In fact, as the dust begins to settle following a weekend of acrimony, it is now hard to see how the reshuffle could have gone worse, given that it was unforced and still relatively early on in the government, with a host of fresh MPs to choose from. Gordon Brown’s reshuffles were bad, but at least had the excuse of being at the fag-end of 13 years of Labour government, and often had matters forced on him by resignations.
For David Cameron, the reshuffle has opened up a new front of rebels over the expansion of Heathrow. These include former friends, such as millionaire Zac Goldsmith, who fell in love with the Prime Minister’s now ditched modernising agenda.

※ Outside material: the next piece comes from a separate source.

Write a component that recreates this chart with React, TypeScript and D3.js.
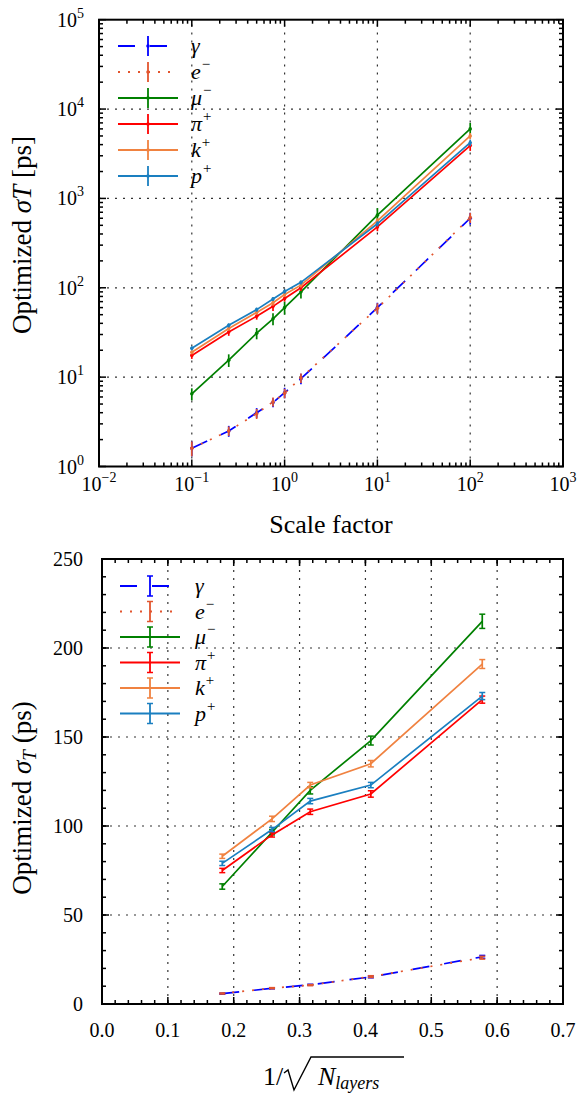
import React, { useEffect, useRef } from 'react'
import * as d3 from 'd3'

// ---- data ----
const scaleFactors = [0.1, 0.25, 0.5, 0.75, 1.0, 1.5, 10, 100]
const gammaTop = [1.6, 2.5, 4.0, 5.2, 6.7, 9.6, 60, 600]
const electronTop = [1.6, 2.5, 3.9, 5.3, 6.6, 9.8, 59, 610]
const muonTop = [6.5, 15.5, 31, 45, 60, 90, 650, 6000]
const pionTop = [17.5, 32, 48, 62, 76, 100, 480, 3900]
const kaonTop = [19, 35, 53, 68, 84, 107, 560, 5000]
const protonTop = [21, 38, 57, 75, 91, 115, 520, 4200]

const gammaTopErr = [0.3, 0.35, 0.5, 0.6, 0.9, 1.3, 8, 90]
const electronTopErr = [0.3, 0.3, 0.5, 0.6, 0.8, 1.2, 8, 80]
const muonTopErr = [1.0, 2.5, 4.5, 7, 10, 14, 130, 1000]
const pionTopErr = [1.5, 3, 4, 7, 6, 8, 50, 500]
const kaonTopErr = [1, 2, 3, 5, 5, 6, 40, 400]
const protonTopErr = [1, 2, 3, 4, 5, 6, 35, 350]

const invSqrtLayers = [0.1826, 0.2582, 0.3162, 0.4082, 0.5774]
const gammaBot = [5.8, 8.8, 10.8, 15.2, 26.5]
const electronBot = [5.9, 8.9, 10.6, 15.4, 26.0]
const muonBot = [66, 96.5, 120, 148, 215]
const pionBot = [75, 95, 108, 118, 171]
const kaonBot = [83, 104, 123, 135, 191]
const protonBot = [79, 98, 114, 123, 173]

const gammaBotErr = [0.3, 0.3, 0.3, 0.5, 0.8]
const electronBotErr = [0.3, 0.3, 0.3, 0.5, 0.8]
const muonBotErr = [1.5, 1.5, 2, 2.5, 4]
const pionBotErr = [1.2, 1.2, 1.5, 1.8, 2]
const kaonBotErr = [1.2, 1.5, 1.5, 1.8, 2.5]
const protonBotErr = [1.2, 1.2, 1.5, 1.5, 2]

const particles = [
  { sym: 'γ', sup: '', color: '#0000ff', dash: '17,15' },
  { sym: 'e', sup: '−', color: '#e2552e', dash: '2,8' },
  { sym: 'μ', sup: '−', color: '#008000', dash: null },
  { sym: 'π', sup: '+', color: '#ff0000', dash: null },
  { sym: 'k', sup: '+', color: '#f08240', dash: null },
  { sym: 'p', sup: '+', color: '#1a7fc0', dash: null },
]

const topSeries = [gammaTop, electronTop, muonTop, pionTop, kaonTop, protonTop]
const topErrs = [gammaTopErr, electronTopErr, muonTopErr, pionTopErr, kaonTopErr, protonTopErr]
const botSeries = [gammaBot, electronBot, muonBot, pionBot, kaonBot, protonBot]
const botErrs = [gammaBotErr, electronBotErr, muonBotErr, pionBotErr, kaonBotErr, protonBotErr]

const logXTicks = [-2, -1, 0, 1, 2, 3]
const logYTicks = [0, 1, 2, 3, 4, 5]
const linXTicks = [0, 0.1, 0.2, 0.3, 0.4, 0.5, 0.6, 0.7]
const linYTicks = [0, 50, 100, 150, 200, 250]

const W = 587
const H = 1093
const SERIF = "'Liberation Serif', 'Times New Roman', Times, serif"

export default function App() {
  const ref = useRef<SVGSVGElement>(null)

  useEffect(() => {
    const svg = d3.select(ref.current)
    svg.selectAll('*').remove()

    // ---------- top panel ----------
    const xt = d3.scaleLog().domain([1e-2, 1e3]).range([99, 563])
    const yt = d3.scaleLog().domain([1, 1e5]).range([466.5, 19.7])
    drawFrame(svg, xt, yt,
      logXTicks.slice(1, -1).map(e => Math.pow(10, e)),
      logYTicks.slice(1, -1).map(e => Math.pow(10, e)))
    // minor + major ticks
    let xMinor: number[] = [], yMinor: number[] = []
    for (let e = -2; e < 3; e++) for (let m = 2; m < 10; m++) xMinor.push(m * Math.pow(10, e))
    for (let e = 0; e < 5; e++) for (let m = 2; m < 10; m++) yMinor.push(m * Math.pow(10, e))
    drawTicks(svg, xt, yt, logXTicks.map(e => Math.pow(10, e)), xMinor,
      logYTicks.map(e => Math.pow(10, e)), yMinor)

    // data
    const topG = svg.append('g')
    topSeries.forEach((vals, si) => {
      const p = particles[si]
      const line = d3.line<number>().x((d, i) => xt(scaleFactors[i])).y(d => yt(d))
      topG.append('path').attr('d', line(vals)).attr('fill', 'none')
        .attr('stroke', p.color).attr('stroke-width', 1.7)
        .attr('stroke-dasharray', p.dash)
      vals.forEach((v, i) => {
        const e = topErrs[si][i]
        topG.append('line').attr('x1', xt(scaleFactors[i])).attr('x2', xt(scaleFactors[i]))
          .attr('y1', yt(v - e)).attr('y2', yt(v + e))
          .attr('stroke', p.color).attr('stroke-width', 1.7)
        topG.append('circle').attr('cx', xt(scaleFactors[i])).attr('cy', yt(v)).attr('r', 1.8)
          .attr('fill', p.color)
      })
    })

    // tick labels
    logXTicks.forEach(e => {
      const t = svg.append('text').attr('x', xt(Math.pow(10, e))).attr('y', 491)
        .attr('text-anchor', 'middle').attr('font-family', SERIF).attr('font-size', 20)
      t.append('tspan').text('10')
      t.append('tspan').attr('font-size', 14).attr('dy', -9).text(e < 0 ? '−' + (-e) : String(e))
    })
    logYTicks.forEach(e => {
      const t = svg.append('text').attr('x', 84).attr('y', yt(Math.pow(10, e)) + 7)
        .attr('text-anchor', 'end').attr('font-family', SERIF).attr('font-size', 20)
      t.append('tspan').text('10')
      t.append('tspan').attr('font-size', 14).attr('dy', -9).text(String(e))
    })

    svg.append('text').attr('x', 331).attr('y', 533).attr('text-anchor', 'middle')
      .attr('font-family', SERIF).attr('font-size', 26).text('Scale factor')

    const ylt = svg.append('text').attr('transform', 'translate(31,235) rotate(-90)')
      .attr('text-anchor', 'middle').attr('font-family', SERIF).attr('font-size', 27)
    ylt.append('tspan').text('Optimized ')
    ylt.append('tspan').attr('font-style', 'italic').text('σT')
    ylt.append('tspan').text(' [ps]')

    drawLegend(svg, 148, 191, 46, 26, false)

    // ---------- bottom panel ----------
    const xb = d3.scaleLinear().domain([0, 0.7]).range([102, 563])
    const yb = d3.scaleLinear().domain([0, 250]).range([1004, 559])
    drawFrame(svg, xb, yb, linXTicks.slice(1, -1), linYTicks.slice(1, -1))
    drawTicks(svg, xb, yb, linXTicks, d3.range(0, 0.7001, 0.02),
      linYTicks, d3.range(0, 250.001, 10))

    const botG = svg.append('g')
    botSeries.forEach((vals, si) => {
      const p = particles[si]
      const line = d3.line<number>().x((d, i) => xb(invSqrtLayers[i])).y(d => yb(d))
      botG.append('path').attr('d', line(vals)).attr('fill', 'none')
        .attr('stroke', p.color).attr('stroke-width', 1.7)
        .attr('stroke-dasharray', p.dash)
      vals.forEach((v, i) => {
        const e = botErrs[si][i]
        const x = xb(invSqrtLayers[i])
        botG.append('line').attr('x1', x).attr('x2', x)
          .attr('y1', yb(v - e)).attr('y2', yb(v + e))
          .attr('stroke', p.color).attr('stroke-width', 1.7)
        ;[v - e, v + e].forEach(c => {
          botG.append('line').attr('x1', x - 3).attr('x2', x + 3)
            .attr('y1', yb(c)).attr('y2', yb(c))
            .attr('stroke', p.color).attr('stroke-width', 1.5)
        })
      })
    })

    linXTicks.forEach(v => {
      svg.append('text').attr('x', xb(v)).attr('y', 1037).attr('text-anchor', 'middle')
        .attr('font-family', SERIF).attr('font-size', 20).text(v.toFixed(1))
    })
    linYTicks.forEach(v => {
      svg.append('text').attr('x', 83).attr('y', yb(v) + 7).attr('text-anchor', 'end')
        .attr('font-family', SERIF).attr('font-size', 20).text(String(v))
    })

    const ylb = svg.append('text').attr('transform', 'translate(31,798) rotate(-90)')
      .attr('text-anchor', 'middle').attr('font-family', SERIF).attr('font-size', 27)
    ylb.append('tspan').text('Optimized ')
    ylb.append('tspan').attr('font-style', 'italic').text('σ')
    ylb.append('tspan').attr('font-style', 'italic').attr('font-size', 19).attr('dy', 5).text('T')
    ylb.append('tspan').attr('dy', -5).text(' (ps)')

    // x label 1/sqrt(N_layers)
    svg.append('text').attr('x', 263).attr('y', 1085).attr('font-family', SERIF)
      .attr('font-size', 26).text('1/')
    svg.append('path').attr('d', 'M284,1073 L288,1070 L294,1090 L311,1057 L404,1057')
      .attr('fill', 'none').attr('stroke', 'black').attr('stroke-width', 1.4)
    const nl = svg.append('text').attr('x', 318).attr('y', 1085).attr('font-family', SERIF)
      .attr('font-style', 'italic').attr('font-size', 26)
    nl.append('tspan').text('N')
    nl.append('tspan').attr('font-size', 18).attr('dy', 4).text('layers')

    drawLegend(svg, 150, 195, 586, 25.5, true)
  }, [])

  return (
    <svg ref={ref} width={W} height={H}
      style={{ position: 'absolute', left: 0, top: 0, background: 'white' }} />
  )
}

function drawFrame(svg: any, x: any, y: any, xGrid: number[], yGrid: number[]) {
  const [x0, x1] = x.range()
  const [y0, y1] = y.range()
  const g = svg.append('g')
  xGrid.forEach(v => {
    g.append('line').attr('x1', x(v)).attr('x2', x(v)).attr('y1', y0).attr('y2', y1)
      .attr('stroke', '#333').attr('stroke-width', 1.2).attr('stroke-dasharray', '2,6')
  })
  yGrid.forEach(v => {
    g.append('line').attr('x1', x0).attr('x2', x1).attr('y1', y(v)).attr('y2', y(v))
      .attr('stroke', '#333').attr('stroke-width', 1.2).attr('stroke-dasharray', '2,6')
  })
  svg.append('rect').attr('x', x0).attr('y', y1).attr('width', x1 - x0).attr('height', y0 - y1)
    .attr('fill', 'none').attr('stroke', 'black').attr('stroke-width', 2)
}

function drawTicks(svg: any, x: any, y: any, xMaj: number[], xMin: number[], yMaj: number[], yMin: number[]) {
  const [x0, x1] = x.range()
  const [y0, y1] = y.range()
  const g = svg.append('g').attr('stroke', 'black').attr('stroke-width', 1.5)
  const vt = (v: number, len: number) => {
    g.append('line').attr('x1', x(v)).attr('x2', x(v)).attr('y1', y0).attr('y2', y0 - len)
    g.append('line').attr('x1', x(v)).attr('x2', x(v)).attr('y1', y1).attr('y2', y1 + len)
  }
  const ht = (v: number, len: number) => {
    g.append('line').attr('y1', y(v)).attr('y2', y(v)).attr('x1', x0).attr('x2', x0 + len)
    g.append('line').attr('y1', y(v)).attr('y2', y(v)).attr('x1', x1).attr('x2', x1 - len)
  }
  xMaj.forEach(v => vt(v, 7))
  xMin.forEach(v => vt(v, 4))
  yMaj.forEach(v => ht(v, 7))
  yMin.forEach(v => ht(v, 4))
}

function drawLegend(svg: any, cx: number, tx: number, y0: number, step: number, caps: boolean) {
  const g = svg.append('g')
  particles.forEach((p, i) => {
    const y = y0 + i * step
    g.append('line').attr('x1', cx - 30).attr('x2', cx + 30).attr('y1', y).attr('y2', y)
      .attr('stroke', p.color).attr('stroke-width', 1.8).attr('stroke-dasharray', p.dash)
    g.append('line').attr('x1', cx).attr('x2', cx).attr('y1', y - 10).attr('y2', y + 10)
      .attr('stroke', p.color).attr('stroke-width', 1.8)
    if (caps) {
      ;[y - 10, y + 10].forEach(c => g.append('line').attr('x1', cx - 3).attr('x2', cx + 3)
        .attr('y1', c).attr('y2', c).attr('stroke', p.color).attr('stroke-width', 1.5))
    } else {
      g.append('circle').attr('cx', cx).attr('cy', y).attr('r', 1.8).attr('fill', p.color)
    }
    const t = g.append('text').attr('x', tx).attr('y', y + 7).attr('font-family', SERIF)
      .attr('font-style', 'italic').attr('font-size', 22)
    t.append('tspan').text(p.sym)
    if (p.sup) t.append('tspan').attr('font-size', 15).attr('dy', -10).text(p.sup)
  })
}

And the talk of Boris Johnson returning and mounting a challenge is becoming more than mere gossip.
Meanwhile, Cameron has promoted right-wingers Chris Grayling to justice, Owen Paterson to environment and Maria Miller to take charge of equalities, and, in doing so, dumped his environmental, hug-a-hoodie and pro-gay marriage agenda.
A few of the flaws in his leadership have been highlighted in the way he carried out the reshuffle. His treatment of Caroline Spelman and Cheryl Gillan has reinforced the criticism that he could do better with women. His capitulation to Iain Duncan Smith, who refused to move from work and pensions, has shown him to be weak.
Meanwhile it is clear that the one man most thought should be shuffled off – Chancellor George Osborne – was instead pulling the strings, allowing critics to suggest that Cameron’s reliance on Osborne is too great.
But if it was bad for the Prime Minister, there was also damage suffered by his deputy, Nick Clegg. The Lib Dem leader’s decision to abandon defence and the Foreign Office for international development and Defra was bewildering. There are many in his party now who worry about the loss of control on the Trident policy, and the fact that by abandoning two great departments of state the Lib Dems look even more peripheral than they did previously.
But perhaps most damaging of all for Clegg is that after Vince Cable’s open contempt for the coalition, he was not moved – and Clegg’s reward was Cable’s open love-in on Sunday with Labour shadow chancellor Ed Balls, another sign that Clegg’s authority is ebbing away.
Reshuffles are supposed to restore the leadership’s authority and breath new life into a government. On the evidence so far, last week’s messy affair has managed to do the opposite for Cameron and Clegg.